Payment Gateway
Payment gateway is a noun that emerged in the mid-1990s as e-commerce began requiring a secure digital equivalent of the physical card terminal that had existed in retail environments for decades. The term combines “payment” with “gateway” in its computing sense, a link between two separate networks, to describe the portal through which transaction data travels from a customer’s device into the financial processing infrastructure. In practical terms, a payment gateway is the technology layer that sits between a merchant’s website or booking engine and the banking system, capturing the card details a customer enters, encrypting them so they cannot be intercepted in transit, and routing the transaction request to the appropriate financial institutions for authorization. Synonyms like payment portal, transaction gateway, and checkout interface all describe the same function, though payment gateway remains the standard industry term. It is worth distinguishing the gateway from the payment processor, which is the back-end entity that actually moves funds between banks, and from the merchant account, which is where settled funds land before being transferred to the business’s operating account. The gateway initiates and secures the authorization request; it does not itself move money.
The sequence of events that occurs when a guest enters card details into a vacation rental booking engine illustrates how the gateway functions in practice. The guest submits their payment information, which the gateway immediately encrypts using secure socket layer technology or its equivalent, ensuring the raw card data cannot be read if intercepted. The encrypted data is then transmitted to the payment processor, which routes the authorization request to the card-issuing bank. The issuing bank checks whether the card is valid, whether the account has sufficient funds or credit, and whether any fraud signals are present, then returns an approval or decline response back through the same chain. The gateway receives that response and communicates it to the merchant’s system, completing the entire sequence in a matter of seconds.

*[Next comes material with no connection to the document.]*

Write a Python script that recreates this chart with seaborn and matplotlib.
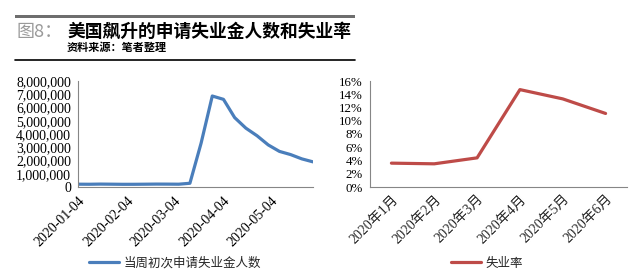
import numpy as np
import pandas as pd
import matplotlib
matplotlib.use('Agg')
import matplotlib.pyplot as plt
import matplotlib.dates as mdates
import matplotlib.ticker as mticker
from matplotlib.lines import Line2D
from matplotlib.patches import Rectangle
import seaborn as sns

# ---------------- data ----------------
claim_dates = ['2020-01-04', '2020-01-11', '2020-01-18', '2020-01-25', '2020-02-01',
               '2020-02-08', '2020-02-15', '2020-02-22', '2020-02-29', '2020-03-07',
               '2020-03-14', '2020-03-21', '2020-03-28', '2020-04-04', '2020-04-11',
               '2020-04-18', '2020-04-25', '2020-05-02', '2020-05-09', '2020-05-16',
               '2020-05-23', '2020-05-30']
claims = [212000, 207000, 220000, 212000, 203000, 204000, 211000, 220000, 217000,
          211000, 282000, 3307000, 6867000, 6615000, 5237000, 4442000, 3867000,
          3176000, 2687000, 2446000, 2123000, 1897000]
claims_label = '当周初次申请失业金人数'

months = ['2020年1月', '2020年2月', '2020年3月', '2020年4月', '2020年5月', '2020年6月']
unemployment_rate = [3.6, 3.5, 4.4, 14.7, 13.3, 11.1]
rate_label = '失业率'

title_prefix = '图8：'
title_text = '美国飙升的申请失业金人数和失业率'
source_text = '资料来源：笔者整理'

blue = '#4a7ebb'
red = '#be4b48'
axis_gray = '#868686'

# ---------------- style ----------------
sns.set_style('white')
plt.rcParams['font.family'] = ['Liberation Serif', 'Noto Sans CJK SC']
plt.rcParams['axes.unicode_minus'] = False

W, H = 640, 279
fig = plt.figure(figsize=(W / 100, H / 100), dpi=100)

def fx(px):
    return px / W

def fy(py):
    return 1 - py / H

# ---------------- left chart ----------------
df1 = pd.DataFrame({'date': pd.to_datetime(claim_dates), 'claims': claims})
ax1 = fig.add_axes([fx(78), fy(187), fx(313) - fx(78), fy(81) - fy(187)])
sns.lineplot(data=df1, x='date', y='claims', ax=ax1, color=blue, linewidth=2.3,
             label=claims_label)
ax1.set_xlim(df1['date'].iloc[0], df1['date'].iloc[-1])
ax1.set_ylim(0, 8000000)
ax1.yaxis.set_major_locator(mticker.MultipleLocator(1000000))
ax1.yaxis.set_major_formatter(mticker.StrMethodFormatter('{x:,.0f}'))
ax1.xaxis.set_major_locator(mdates.MonthLocator(bymonthday=4))
ax1.xaxis.set_major_formatter(mdates.DateFormatter('%Y-%m-%d'))
ax1.set_xlabel('')
ax1.set_ylabel('')

# ---------------- right chart ----------------
df2 = pd.DataFrame({'month': months, 'rate': unemployment_rate})
ax2 = fig.add_axes([fx(370), fy(187), fx(627) - fx(370), fy(81) - fy(187)])
sns.lineplot(data=df2, x='month', y='rate', ax=ax2, color=red, linewidth=2.3,
             label=rate_label, sort=False)
ax2.set_xlim(-0.5, len(months) - 0.5)
ax2.set_ylim(0, 16)
ax2.yaxis.set_major_locator(mticker.MultipleLocator(2))
ax2.yaxis.set_major_formatter(mticker.PercentFormatter(xmax=100, decimals=0))
ax2.xaxis.set_major_locator(mticker.FixedLocator(np.arange(len(months) + 1) - 0.5))
ax2.xaxis.set_major_formatter(mticker.NullFormatter())
ax2.xaxis.set_minor_locator(mticker.FixedLocator(np.arange(len(months))))
ax2.xaxis.set_minor_formatter(mticker.FixedFormatter(months))
ax2.set_xlabel('')
ax2.set_ylabel('')

for ax, fs in ((ax1, 10), (ax2, 9.3)):
    for s in ('top', 'right'):
        ax.spines[s].set_visible(False)
    for s in ('left', 'bottom'):
        ax.spines[s].set_color(axis_gray)
        ax.spines[s].set_linewidth(0.8)
    ax.tick_params(axis='both', which='major', direction='out', length=3, width=0.8,
                   color=axis_gray, labelsize=fs, pad=2, labelcolor='black')
    ax.tick_params(axis='x', which='minor', length=0, labelsize=10, pad=4)
    ax.grid(False)
    ax.set_facecolor('white')

plt.setp(ax1.get_xticklabels(), rotation=45, ha='right', rotation_mode='anchor')
for lab in ax1.get_xticklabels():
    lab.set_fontsize(10)
plt.setp(ax2.get_xticklabels(minor=True), rotation=45, ha='right', rotation_mode='anchor')

# ---------------- legends ----------------
for ax, cx in ((ax1, 175), (ax2, 487)):
    h, l = ax.get_legend_handles_labels()
    ax.legend(h, l, loc='center', bbox_to_anchor=(fx(cx), fy(263)),
              bbox_transform=fig.transFigure, frameon=False,
              prop={'family': ['Noto Sans CJK SC'], 'size': 9},
              handlelength=2.4, handletextpad=0.3, borderpad=0)

# ---------------- header ----------------
fig.add_artist(Rectangle((fx(15), fy(17.5)), fx(355) - fx(15), fy(14.5) - fy(17.5),
                         transform=fig.transFigure, facecolor='#6e6e6e',
                         edgecolor='none', linewidth=0, zorder=5))
fig.add_artist(Line2D([fx(15), fx(355)], [fy(60), fy(60)], color='black',
                      linewidth=1.2))
fig.text(fx(17), fy(32), title_prefix, color='#9a9a9a', fontsize=13,
         fontweight='medium', family=['Noto Sans CJK SC'], va='center', ha='left')
fig.text(fx(67), fy(32), title_text, color='black', fontsize=12.8,
         fontweight='bold', family=['Noto Sans CJK SC'], va='center', ha='left')
fig.text(fx(67), fy(47.5), source_text, color='black', fontsize=8,
         fontweight='bold', family=['Noto Sans CJK SC'], va='center', ha='left')

fig.savefig('out.png', dpi=100, facecolor='white')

The guest sees either a booking confirmation or a payment failure message; everything in between happens invisibly within the gateway infrastructure.
For hotels and vacation rental hosts, the choice between gateway configurations has operational implications worth understanding. A hosted gateway redirects the customer away from the merchant’s own website to a third-party payment page to complete the transaction, then returns them to the original site after authorization. This approach offloads much of the PCI compliance burden from the merchant because the sensitive card data never touches the merchant’s own servers. An integrated gateway, by contrast, processes the payment directly within the merchant’s site or booking engine through an API connection, keeping the guest experience seamless but placing more of the PCI compliance responsibility on the merchant or their technology provider. Most property management systems used in short-term rentals connect to payment gateways through API integrations that handle this compliance layer automatically, but hosts should confirm that their chosen PMS and gateway combination meets current PCI DSS standards rather than assuming the configuration is compliant by default.
One common point of confusion is the relationship between a payment gateway, a payment processor, and a payment service provider, which are related but distinct roles in the transaction chain. A payment service provider, or PSP, often bundles gateway, processing, and merchant account functions into a single product, which is why platforms like Stripe or Square can feel like a single tool even though they are performing multiple functions simultaneously. When a host uses a PSP, they are typically interacting with a gateway at the moment of transaction capture without needing to manage separate relationships with a processor and a merchant account provider. Understanding that distinction matters when evaluating pricing, because PSPs typically charge a flat per-transaction rate that bundles all three functions, while merchants who establish direct relationships with an acquirer and use a standalone gateway may access lower processing rates at higher transaction volumes. Related terms worth understanding alongside payment gateway include merchant account, payment processor, payment service provider, PCI compliance, encryption, tokenization, authorization, acquirer, and API integration.